Черный человек, в самом начале проповеди исполнявший пантомиму, имитируя Доменико, повторяет и акт самосожжения, то ли подражая ему, то ли в припадке падучей.
Камера время от времени вспоминает о Горчакове. Наконец он преодолевает бассейн, укрепляет горящую свечу. Умирает. Завершающие кадры: родной дом Горчакова внутри итальянского храма. Горчаков сидит вместе с собакой у лужи. Не у той ли, из анекдота, рассказанного девочке Анжеле среди вод? Это дом за гробом?
Но вернемся к речи Доменико. Она вполне могла быть произнесена автором фильма от первого лица. Да и произносилась, и будет произноситься потом. Иными словами, речь эта по ее содержанию, обращенная в финале к матери, а может быть, к "матери всех матерей", - равна себе и не содержит, говоря словами Бахтина, многоголосия. Это идейная квинтэссенция картины, подтверждающая еще раз, сколь серьезно относится режиссер к слову в своих фильмах.
Но тогда что же такое само изображение, внутри которого звучат эти слова? Оно спорит с произносимым словом?
Зритель ни разу не увидит крупного плана лица говорящего. Зато крупно даны лица слушающих. "Доменико проповедует безумным", – поясняет Д. Салынский. Сумасшедшие действительно свободно разгуливают по улицам итальянской столицы.

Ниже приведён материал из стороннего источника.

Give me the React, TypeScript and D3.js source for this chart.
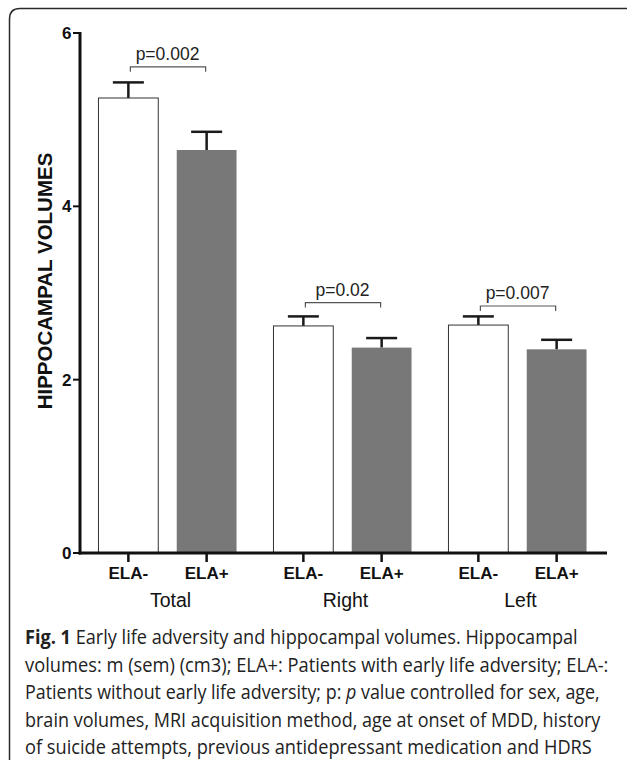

На экране же равнодушные к произносимому, механически передвигающиеся фигуры – маски. Образ общества, глухого к проповеди прозревающего катастрофу "безумца"?
Площадь конфликтна по отношению к Доменико, к его речам, отрицательно конфликтна. Ее реакция - манипуляции черного человека, фигуры дьявольской. В этих манипуляциях звучит "голос" массовки. Геометрия площади, как и геометрия гостиничного номера Горчакова, - порядок ложный, обманно сотворенный человеком. Под этим порядком "хаос шевелится" - опять же человеческий.
В "Ностальгии" весь мир странствий Горчакова, говоря словами Тарковского, "ошибочен", ошибочно очеловечен. Вот Доменико и призывает отвергнуть его, возвратившись к первоистокам. Там взять старт и жить так, чтобы эти первоистоки не замутить. Позитивное начало картины - в Доменико, отринувшем западную цивилизацию целиком и полностью. Как носитель идеологии автора он и есть единственный Герой фильма . Но он уже там, он уже за пределами этого мира. Доменико фигура во многом такая же эмблематичная, как и вся та среда, в шторой он движется.
Не человек в черном, умышленно взятый на роль пародийного двойника Доменико, а скорее Горчаков мог быть так называемым трикстером, "смеховым" дублером героя. Да он и был таковым, но до тех пор, пока не растворился в миссии Доменико, а затем и в финальной декорации романского собора, вписавшись в него вместе с русским домом, любимым псом и лужей из анекдота.
Может быть, "смеховые" интонации картины спровоцированы Гуэррой и более естественны для него, чем для его соавтора? Интонация же Тарковского - это скорее дорожная жалоба ("Долго ль мне гулять по свету?..") от мучительности разрыва с домом. Она слышна и видна сквозь текст, аукается в самом замысле и не оставляет художника до завершения сюжета, выходя за его пределы в повседневную жизнь. Само путешествие, дорога должны были встать здесь в контрапунктические отношения с гнездом, с семьей.
Но основа замысла, точка исхода – все же гнездо. Даже если герой Тарковского, подобно восточному мудрецу, странствует в бесконечности, то в киноизображении это так или иначе обретает вполне материальные формы. И точка отсчета всегда - природа, деревенский дом, хутор. Это то, что находится в основах опыта художника и никогда не исчезает из его поля зрения. Другое дело, что этот дом у него связывается не с бытом, который художник отвергает, а с бытием. Вот почему благоустройство палисадника становится омерзительным, а жена, проливающая слезы по поводу невымытой посуды, заслуживает уничтожающей иронии ("Деревня").